Bill Gates once said, “Your most unhappy customers are your greatest source of learning.” While most people in our business know that may be true, few know what to do about it.
Recent devastating articles in the USA about poor customer service in the cable TV industry have prompted many watercooler conversations about similar bad customer service experiences. We all have at least one. Whether you manufacture a product, delve into politics or provide a service, the 80/20 rule usually applies: 80% of trouble comes from 20% of problems.
The same holds true for toll operators’ customer service centers. The majority of our customers open accounts, travel the toll road and replenish their accounts or pay their bills without issue.
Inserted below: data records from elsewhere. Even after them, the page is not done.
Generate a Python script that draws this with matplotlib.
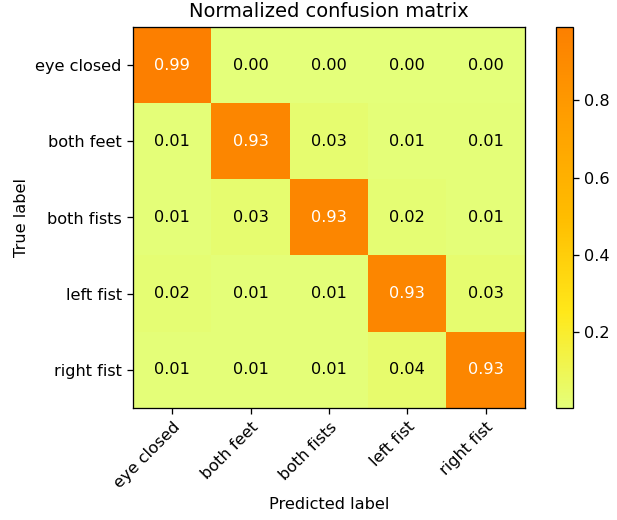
import numpy as np
import matplotlib
matplotlib.use("Agg")
import matplotlib.pyplot as plt

classes = ["eye closed", "both feet", "both fists", "left fist", "right fist"]
row_eye_closed = [0.99, 0.003, 0.003, 0.003, 0.003]
row_both_feet = [0.01, 0.93, 0.03, 0.01, 0.01]
row_both_fists = [0.01, 0.03, 0.93, 0.02, 0.01]
row_left_fist = [0.02, 0.01, 0.01, 0.93, 0.03]
row_right_fist = [0.01, 0.01, 0.01, 0.04, 0.93]

cm = np.array([row_eye_closed, row_both_feet, row_both_fists, row_left_fist, row_right_fist])

DPI = 116
fig = plt.figure(figsize=(617 / DPI, 520 / DPI), dpi=DPI)
ax = fig.add_axes([133/617, 112/520, 392/617, 381/520])
cax = fig.add_axes([556/617, 112/520, 17/617, 381/520])

im = ax.imshow(cm, interpolation="nearest", cmap="Wistia", aspect="auto")
cb = fig.colorbar(im, cax=cax)
cb.set_ticks([0.2, 0.4, 0.6, 0.8])

ax.set_title("Normalized confusion matrix", fontsize=12)
ticks = np.arange(len(classes))
ax.set_xticks(ticks)
ax.set_xticklabels(classes, rotation=45, ha="right", rotation_mode="anchor")
ax.set_yticks(ticks)
ax.set_yticklabels(classes)

thresh = cm.max() / 2.0
for i in range(cm.shape[0]):
    for j in range(cm.shape[1]):
        ax.text(j, i, format(cm[i, j], ".2f"), ha="center", va="center",
                color="white" if cm[i, j] > thresh else "black")

ax.set_ylabel("True label")
ax.set_xlabel("Predicted label")

fig.savefig("out.png", dpi=DPI)
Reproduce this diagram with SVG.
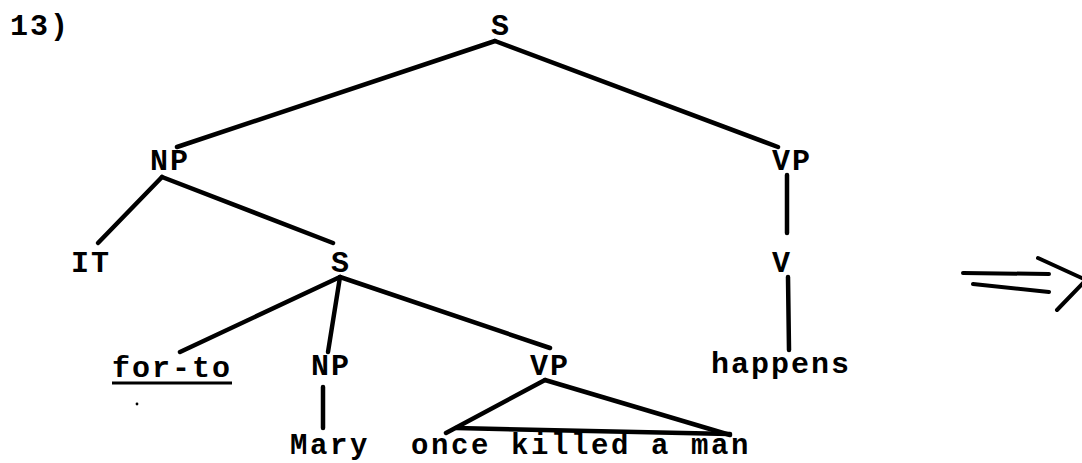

It’s a small percentage of customers who are the most vocal, push customer service representatives (CSRs) over the edge, and include every government official they can find on the internet when emailing their complaint about the “horrible treatment they suffered as a result of using your toll system”.
So how do we respond to these complaints? Should we be firefighters waiting for a complaint and then try to fix the issue? Or should we look at what other industries do and be proactive? Compare Apple’s customer ratings with those previously mentioned cable companies. Other industries look at customer service from a different perspective. They see that your greatest way to constantly improve can come from objectively looking at your operation with a constant eye for quality improvement. They know that it is not just about customer phone calls and store-front processes, but the attitude within the entire operation. Sure, we all include the measurements of our business operating system or roadside key performance indicators in our contracts. But it is more than that – we need to take our operations from a requirement mentality to a total quality management program.
Often, quality control (QC) and quality management (QM) are seen as one-and-the same. In reality, QC plays an important role in our customer service centers but is reactive, requirement- filling and organization-focused. QM is a customer-focused process based on planning, prevention and being proactive. QM processes should constantly be updated to fulfill your customers’ needs.
If you are questioning the value of this, look at the press from those that don’t. Greater customer satisfaction and an enhanced reputation lead to more business and greater trust. We all need to treat our customers the way we would like to be treated. We need to recall the last time we phoned a customer service center to complain about a bad billing or product or maybe even called for information and the CSR was having a bad day, then so did you. We need to implement better ways to track our performance without relying solely on our customer service providers.
We need to find a way to track and record performance more independently, consistently and reliably so that we really know how we are doing prior to the phone calls. We need to avoid the fires as an industry, not just scramble to put them out.